Working paper

Caregivers in the family

daughters, sons and social norms

Francesca Barigozzi, Helmuth Cremer, and Kerstin Roeder

Abstract

Daughters are the principal caregivers of their dependent parents. In this paper, we study long-term care (LTC) choices by bargaining families with mixed- or same-gender siblings. LTC care can be provided either informally by children, or formally at home or in an institution. A social norm implies that daughters suffer a psychological cost when they provide less informal care than the average child.
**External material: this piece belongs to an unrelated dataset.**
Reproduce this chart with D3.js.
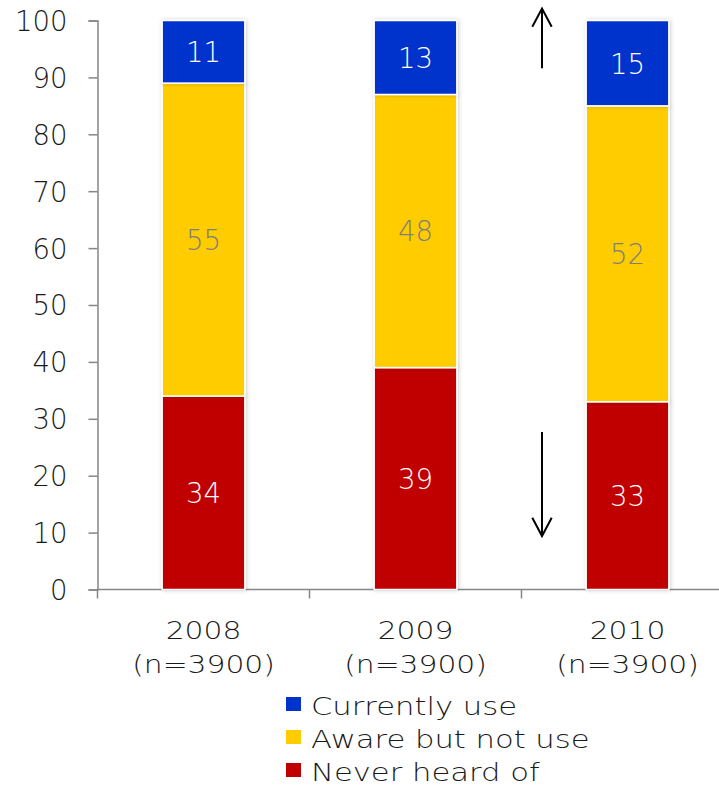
<!DOCTYPE html>
<html>
<head>
<meta charset="utf-8">
<script src="https://cdn.jsdelivr.net/npm/d3@7"></script>
<style>
  html, body { margin: 0; padding: 0; background: #fff; }
  svg { display: block; font-family: "DejaVu Sans", sans-serif; font-weight: 200; }
</style>
</head>
<body>
<svg id="chart" width="719" height="786"></svg>
<script>
// Survey years and sample sizes
const years = ["2008", "2009", "2010"];
const sampleLabels = ["(n=3900)", "(n=3900)", "(n=3900)"];

// Share of respondents (%) per awareness group, stacked bottom to top
const neverHeard = [34, 39, 33];
const awareNotUse = [55, 48, 52];
const currentlyUse = [11, 13, 15];

const seriesNames = ["Never heard of", "Aware but not use", "Currently use"];
const seriesColors = ["#c00000", "#ffcc00", "#0033cc"];
const labelColors = ["#ffffff", "#7f7f7f", "#ffffff"];
const legendOrder = ["Currently use", "Aware but not use", "Never heard of"];

const yTicks = [0, 10, 20, 30, 40, 50, 60, 70, 80, 90, 100];

const svg = d3.select("#chart");

const rows = years.map((y, i) => ({
  year: y,
  "Never heard of": neverHeard[i],
  "Aware but not use": awareNotUse[i],
  "Currently use": currentlyUse[i]
}));
const stacked = d3.stack().keys(seriesNames)(rows);

const x = d3.scaleBand().domain(years).range([97.5, 733.5]).paddingInner(0.61).paddingOuter(0.305);
const y = d3.scaleLinear().domain([0, 100]).range([589.5, 20.5]);

// soft shadow around the bars
const defs = svg.append("defs");
const f = defs.append("filter").attr("id", "shadow")
  .attr("x", "-20%").attr("y", "-5%").attr("width", "140%").attr("height", "110%");
f.append("feDropShadow").attr("dx", 1).attr("dy", 0).attr("stdDeviation", 2.2)
  .attr("flood-color", "#000").attr("flood-opacity", 0.2);

// y axis
const yAxis = svg.append("g").attr("transform", "translate(97.5,0)")
  .call(d3.axisLeft(y).tickValues(yTicks).tickSize(9).tickPadding(21));
yAxis.select(".domain").attr("stroke", "#868686").attr("stroke-width", 1.5);
yAxis.selectAll(".tick line").attr("stroke", "#868686").attr("stroke-width", 1.5);
yAxis.selectAll(".tick text")
  .attr("fill", "#1a1a1a").attr("font-size", 27.5)
  .attr("dy", "0.36em")
  .style("font-family", "\"DejaVu Sans\", sans-serif").style("font-weight", 200);

// x axis: baseline with ticks at category boundaries
const xAxisG = svg.append("g");
xAxisG.append("line").attr("x1", 97.5).attr("x2", 719).attr("y1", y(0)).attr("y2", y(0))
  .attr("stroke", "#868686").attr("stroke-width", 1.5);
years.forEach(d => {
  const bx = x(d) - (x.step() - x.bandwidth()) / 2;
  xAxisG.append("line").attr("x1", bx).attr("x2", bx).attr("y1", y(0)).attr("y2", y(0) + 9)
    .attr("stroke", "#868686").attr("stroke-width", 1.5);
});

// stacked bars
const layers = svg.append("g").selectAll("g").data(stacked).join("g")
  .attr("fill", (d, i) => seriesColors[i]);
layers.selectAll("rect").data(d => d).join("rect")
  .attr("x", d => x(d.data.year))
  .attr("y", d => y(d[1]))
  .attr("width", x.bandwidth())
  .attr("height", d => y(d[0]) - y(d[1]))
  .attr("stroke", "#fff").attr("stroke-width", 1.5)
  .attr("filter", "url(#shadow)");

// value labels
svg.append("g").selectAll("g").data(stacked).join("g")
  .attr("fill", (d, i) => labelColors[i])
  .selectAll("text").data(d => d).join("text")
  .attr("x", d => x(d.data.year) + x.bandwidth() / 2)
  .attr("y", d => y((d[0] + d[1]) / 2))
  .attr("dy", "0.38em")
  .attr("text-anchor", "middle")
  .attr("font-size", 27.5)
  .text(d => d[1] - d[0]);

// category labels (horizontally widened face)
const catG = svg.append("g").attr("fill", "#1a1a1a").attr("font-size", 25).attr("text-anchor", "middle");
years.forEach((d, i) => {
  const cx = x(d) + x.bandwidth() / 2;
  catG.append("text").attr("transform", `translate(${cx},639) scale(1.19,1)`).text(d);
  catG.append("text").attr("transform", `translate(${cx},673) scale(1.19,1)`).text(sampleLabels[i]);
});

// arrows between 2009 and 2010
const arrowX = 542;
const head = 3.2;
const arrows = svg.append("g").attr("stroke", "#000").attr("stroke-width", 2).attr("fill", "none");
const upTip = 102.1, upTail = 91.6, downTail = 27.7, downTip = 9.4;
arrows.append("line").attr("x1", arrowX).attr("x2", arrowX).attr("y1", y(upTip)).attr("y2", y(upTail));
arrows.append("polyline").attr("points", `${arrowX - 9.7},${y(upTip - head)} ${arrowX},${y(upTip)} ${arrowX + 9.7},${y(upTip - head)}`);
arrows.append("line").attr("x1", arrowX).attr("x2", arrowX).attr("y1", y(downTail)).attr("y2", y(downTip));
arrows.append("polyline").attr("points", `${arrowX - 9.7},${y(downTip + head)} ${arrowX},${y(downTip)} ${arrowX + 9.7},${y(downTip + head)}`);

// legend
const legend = svg.append("g");
legendOrder.forEach((name, i) => {
  const base = 715 + i * 33;
  legend.append("rect").attr("x", 286).attr("y", base - 18).attr("width", 15).attr("height", 14)
    .attr("fill", seriesColors[seriesNames.indexOf(name)]);
  legend.append("text").attr("transform", `translate(311,${base}) scale(1.225,1)`).attr("fill", "#1a1a1a")
    .attr("font-size", 25).text(name);
});
</script>
</body>
</html>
We show that the laissez-faire (LF) and the utilitarian first-best (FB) differ for two reasons. First, because informal care imposes a negative externality on daughters via the social norm, too much informal care is provided in LF. Second, the weights children and parents have in the family bargaining problem might differ in general from their weights in social welfare. We show that the FB allocation can be achieved through a system of subsidies on formal home and institutional care. Except when children and parents have equal bargaining weights these subsidies are gender-specific and reflect Pigouvian as well as "paternalistic" considerations.

Keywords

Social norms; formal and informal LTC; daughters; sons;

JEL codes

  • D13: Household Production and Intrahousehold Allocation
  • H23: Externalities • Redistributive Effects • Environmental Taxes and Subsidies
  • H31: Household
  • I19: Other

Replaced by

Francesca Barigozzi, Helmuth Cremer, and Kerstin Roeder, Caregivers in the Family: Daughters, Sons and Social Norms, European Economic Review, vol. 130, n. 103589, November 2020.

Reference

Francesca Barigozzi, Helmuth Cremer, and Kerstin Roeder, Caregivers in the family: daughters, sons and social norms, TSE Working Paper, n. 17-823, June 2017.